D.C. plumber Jerome Williams, whose family tree includes North Carolina sharecroppers, took the day off work to come with his wife and two kids. “It’s a history lesson that they can take with them for the rest of their lives,” he said.
It seemed to work. His son Jalen, marking his 17th birthday, said: “I’m learning the history and the stories from my dad. I do appreciate what I do have now.”
Performers included Peter Yarrow and Noel Paul Stookey, their voices thinner now than when they performed at the original march as part of the folk trio Peter, Paul and Mary. They sang “Blowin’ in the Wind,” as the parents of slain black teenager Trayvon Martin joined them on stage and sang along. The third member of the trio, Mary Travers, died in 2009.
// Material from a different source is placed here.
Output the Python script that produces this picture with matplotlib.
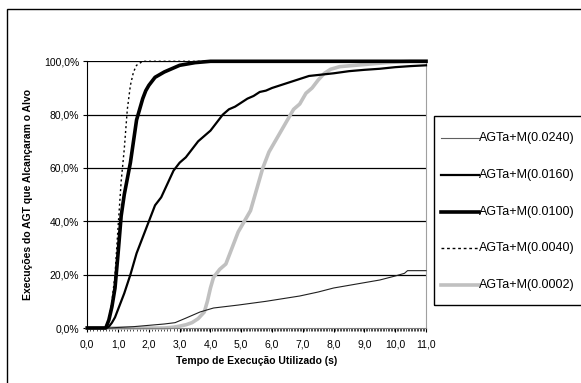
import numpy as np
import matplotlib
matplotlib.use("Agg")
import matplotlib.pyplot as plt
from matplotlib.ticker import FuncFormatter, FixedLocator
from matplotlib.patches import Rectangle
from matplotlib.lines import Line2D

plt.rcParams['font.family'] = ['Liberation Sans', 'DejaVu Sans']

# series (time in s, % of runs that reached the target)
t_0240 = [0.0, 0.7, 1.0, 1.5, 2.0, 2.5, 2.85, 3.2, 3.66, 4.1, 4.9, 5.8, 6.9, 7.5, 8.0, 8.5, 9.0, 9.5, 10.0, 10.3, 10.4, 11.0]
p_0240 = [0.0, 0.0, 0.2, 0.5, 1.0, 1.5, 2.0, 3.7, 6.0, 7.5, 8.6, 10.0, 12.0, 13.5, 15.0, 16.0, 17.0, 18.0, 19.5, 20.5, 21.5, 21.5]

t_0160 = [0.0, 0.6, 0.7, 0.8, 0.9, 1.0, 1.2, 1.4, 1.6, 1.8, 2.0, 2.2, 2.4, 2.6, 2.8, 3.0, 3.2, 3.4, 3.6, 3.8, 4.0,
          4.2, 4.4, 4.6, 4.8, 5.0, 5.2, 5.4, 5.6, 5.8, 6.0, 6.4, 6.8, 7.2, 7.6, 8.0, 8.5, 9.0, 9.5, 10.0, 10.5, 11.0]
p_0160 = [0.0, 0.0, 0.5, 2.0, 4.0, 7.0, 13.0, 20.0, 28.0, 34.0, 40.0, 46.0, 49.0, 54.0, 59.0, 62.0, 64.0, 67.0, 70.0, 72.0, 74.0,
          77.0, 80.0, 82.0, 83.0, 84.5, 86.0, 87.0, 88.5, 89.0, 90.0, 91.5, 93.0, 94.5, 95.0, 95.5, 96.3, 96.8, 97.2, 97.8, 98.2, 98.5]

t_0100 = [0.0, 0.6, 0.7, 0.8, 0.9, 1.0, 1.1, 1.2, 1.3, 1.4, 1.5, 1.6, 1.7, 1.8, 1.9, 2.0, 2.2, 2.5, 2.7, 3.0, 3.5, 4.0, 11.0]
p_0100 = [0.0, 0.0, 3.0, 8.0, 15.0, 28.0, 42.0, 50.0, 56.0, 62.0, 70.0, 78.0, 82.0, 86.0, 89.0, 91.0, 94.0, 96.0, 97.0, 98.5, 99.5, 100.0, 100.0]

t_0040 = [0.0, 0.5, 0.6, 0.7, 0.8, 0.9, 1.0, 1.1, 1.2, 1.3, 1.4, 1.5, 1.6, 1.8, 11.0]
p_0040 = [0.0, 0.0, 0.5, 3.0, 10.0, 20.0, 38.0, 55.0, 67.0, 82.0, 91.0, 96.0, 98.5, 100.0, 100.0]

t_0002 = [0.0, 2.5, 2.8, 3.0, 3.2, 3.4, 3.6, 3.8, 3.9, 4.0, 4.1, 4.3, 4.5, 4.7, 4.9, 5.1, 5.3, 5.5, 5.7, 5.9,
          6.1, 6.3, 6.5, 6.7, 6.9, 7.1, 7.3, 7.5, 7.7, 7.9, 8.2, 8.7, 9.2, 9.7, 10.5, 11.0]
p_0002 = [0.0, 0.0, 0.3, 0.7, 1.2, 2.0, 3.5, 6.0, 10.0, 15.0, 19.0, 22.0, 24.0, 30.0, 36.0, 40.0, 44.0, 52.0, 60.0, 66.0,
          70.0, 74.0, 78.0, 82.0, 84.0, 88.0, 90.0, 93.0, 95.5, 97.0, 98.0, 98.5, 99.0, 99.5, 100.0, 100.0]

labels = ['AGTa+M(0.0240)', 'AGTa+M(0.0160)', 'AGTa+M(0.0100)', 'AGTa+M(0.0040)', 'AGTa+M(0.0002)']

W, H = 581, 383
fig = plt.figure(figsize=(W / 100, H / 100), dpi=100)
ax = fig.add_axes([87.3 / W, 55 / H, (426 - 87.3) / W, (328 - 61.3) / H])

# outer chart frame (cut off on the right and bottom)
fig.patches.append(Rectangle((7 / W, -0.1), 1.2, (H - 9) / H + 0.1, transform=fig.transFigure,
                             fill=False, edgecolor='black', linewidth=1.0))

styles = [
    dict(color='#202020', lw=0.8),
    dict(color='black', lw=1.6),
    dict(color='black', lw=2.6),
    dict(color='black', lw=1.0, linestyle=(0, (1.5, 2))),
    dict(color='#c0c0c0', lw=2.6),
]
series = [(t_0240, p_0240), (t_0160, p_0160), (t_0100, p_0100), (t_0040, p_0040), (t_0002, p_0002)]
zorders = [3, 3, 4, 5, 2]
for (t, p), st, z in zip(series, styles, zorders):
    ax.plot(t, p, clip_on=False, zorder=z, **st)

ax.set_xlim(0, 11)
ax.set_ylim(0, 100)
ax.set_yticks([0, 20, 40, 60, 80, 100])
ax.set_xticks(np.arange(0, 12, 1))
ax.xaxis.set_minor_locator(FixedLocator(list(np.arange(0, 3, 0.1)) + list(np.arange(3, 11.01, 0.05))))
ax.yaxis.set_major_formatter(FuncFormatter(lambda v, p: f"{v:.1f}%".replace('.', ',')))
ax.xaxis.set_major_formatter(FuncFormatter(lambda v, p: f"{v:.1f}".replace('.', ',')))
ax.tick_params(axis='both', labelsize=7.5, length=3, width=0.8, color='black', pad=3)
ax.tick_params(axis='x', which='minor', length=2.5, width=0.6, color='#303030')
ax.tick_params(axis='x', which='major', length=3, pad=5)

for v in [20, 40, 60, 80, 100]:
    ax.axhline(v, color='black', lw=0.9, zorder=1)

ax.spines['left'].set_color('black')
ax.spines['bottom'].set_color('#808080')
ax.spines['right'].set_color('#a0a0a0')
ax.spines['top'].set_visible(False)

ax.set_xlabel('Tempo de Execução Utilizado (s)', fontsize=7.5, fontweight='bold', labelpad=5)
ax.set_ylabel('Execuções do AGT que Alcançaram o Alvo', fontsize=7.5, fontweight='bold', labelpad=8)

# legend box, drawn by hand so it sits like the original (right side runs off the chart)
fig.patches.append(Rectangle((434 / W, (H - 305) / H), 0.5, (305 - 116) / H, transform=fig.transFigure,
                             fill=False, edgecolor='black', linewidth=1.0))
for i, (lab, st) in enumerate(zip(labels, styles)):
    yy = (H - (138 + i * 36.75)) / H
    st = dict(st)
    if i == 3:
        st['linestyle'] = (0, (2, 2))
    if i == 0:
        st['color'] = '#606060'
    fig.add_artist(Line2D([441 / W, 479 / W], [yy, yy], transform=fig.transFigure, **st))
    fig.text(479 / W, yy, lab, fontsize=9, ha='left', va='center')

fig.savefig('out.png', dpi=100)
The scheduled appearance later Wednesday of Obama was certain to embody the fulfilled dreams of hundreds of thousands who rallied there in 1963. Obama has not often talked publicly about racial issues in the time he has been president. He did, however, talk at some length about the challenges he faced as a young black male as he discussed the case of Martin, the Florida teen-ager killed in a confrontation with neighborhood watch volunteer George Zimmerman.
Also joining the day’s events were Lynda Bird Johnson Robb, daughter of Lyndon Johnson, the president who signed the 1964 Civil Rights Act and the 1965 Voting Rights Act, and Rep. John Lewis, D-Ga., a longtime leader in civil rights battles.
Obama considers the 1963 march a “seminal event” and part of his generation’s “formative memory.” A half-century after the march, he said, is a good time to reflect on how far the country has come and how far it still has to go.
In an interview Tuesday on Tom Joyner’s radio show, Obama said he imagines that King “would be amazed in many ways about the progress that we’ve made.” He listed advances such as equal rights before the law, an accessible judicial system, thousands of African-American elected officials, African-American CEOs and the doors the civil rights movement opened for Latinos, women and gays.
“I think he would say it was a glorious thing,” he said.
But Obama noted that King’s speech was also about jobs and justice.